National Weather Service Warning & Coordination Meteorologist Mark Fox said Thursday afternoon that Texoma residents should be prepared for "a significant ice storm; probably be prepared for a day or two indoors."

National Weather Service Warning & Coordination Meteorologist Mark Fox said Thursday afternoon that Texoma residents should be prepared for "a significant ice storm; probably be prepared for a day or two indoors."


Fox said, "There is a potential for icy roads, icy power lines, and there is a possibility of losing power. You should probably have enough around the house to be a homebody for a couple of days."


Fox said the forecast for the storm looks very severe: "This is definitely stronger than what we’ve seen in quite some time. This type of ice storm usually happens about once every 10 years."


Fox said that in any case, residents should be prepared for the worst. "Don’t wait for it to be right on top of you," Fox advised. "It’s better to be prepared and nothing happens than anything else."


Grayson County Office of Emergency Management Director Sarah Somers had a few moments between meetings on Thursday to advise Texoma residents to "anticipate and prepare for the worst, which could mean power outages. We have utility crews positioning themselves because that’s the biggest threat during a storm like this."


Somers said, "The single most important thing tomorrow morning is that if your school or business is closed during the winter storm, that means we really need you to stay off of the roadway, to help us decrease the need for emergency response out on the roadway."


Sherman Fire Department’s Chief J. J. Jones released a statement that said the city is preparing for the ice storm forecasted by the NWS. Jones said, "City street and emergency crews will be monitoring the event and will be working to minimize the effects on our services to you."


Jones said, "At 1 p.m. (Thursday), Grand Street was closed from East Lewis to Frisco Road. The bridge will remain closed until the … weather allows safe travel across the overpass."


The fire chief said that if residents know they will have to travel on the potentially icy roadways, "give yourself plenty of extra time and stay on well-traveled roadways. Place a blanket and flashlight in your car and let someone know your destination and route."


Denison Public Works Director David Howerton said that Denison had not shut yet shut down any roads as of Thursday afternoon, but "we encourage folks to stay home and not get out if they can avoid it. The freezing temperatures after dark are what we’re most concerned about, since we’re already getting some precipitation. That’s all going to turn to ice."


The Texas Department of Transportation says on its website that drivers should "check weather conditions and ask yourself: ‘Is this trip really necessary? Is it worth risking my life in potentially dangerous conditions?’"


TxDOT advises that if driving on the roadway is absolutely necessary, vehicle owners should take some steps to protect their car and ensure increased safety on icy roadways. According to TxDOT, drivers should check their car’s ignition, brakes, wiring, hoses, belts, filters and battery, as well as checking the car’s tire air pressure and fluid levels.

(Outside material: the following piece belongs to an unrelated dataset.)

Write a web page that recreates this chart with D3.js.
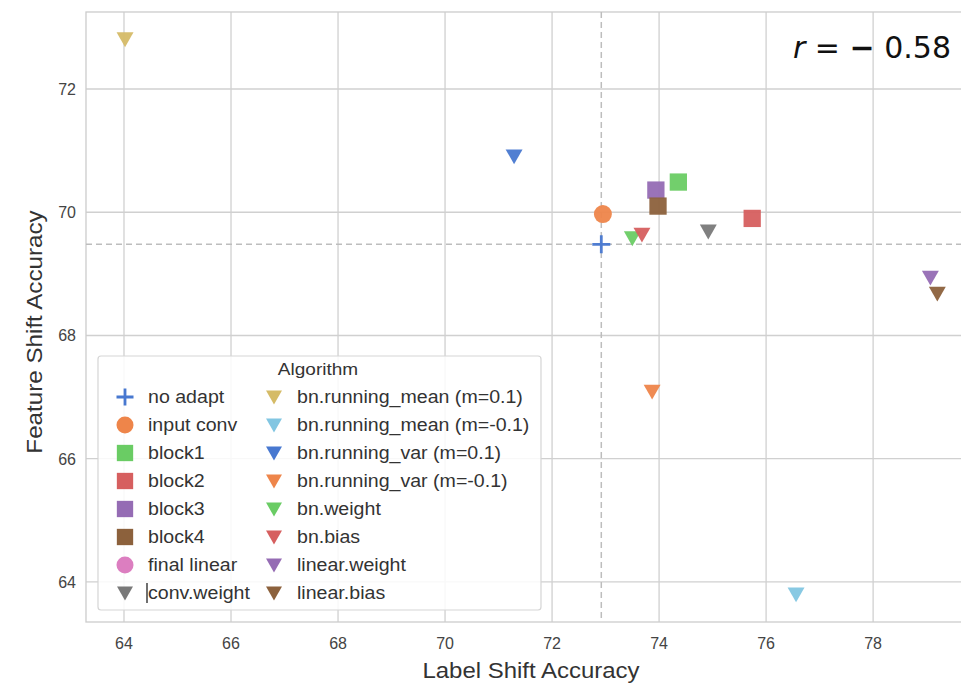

Texas New Mexico Power, a power company serving customers in Texas, said in a prepared statement that people preparing for a possible power outage should be prepared with a supply of foods that don’t require refrigeration.


TMNP said residents can also prepare by ensuring their mobile phones are regularly charged, keeping plenty of batteries for flashlights and radios on hand, and properly staging and checking portable energy generators in advance of the inclement weather.


The power company also emphasized that people "whose health is dependent upon powered equipment and who don’t have backup power should take appropriate measures to ensure their safety in the case of an extended outage. Those customers are encouraged to consider relocating in advance of the storm."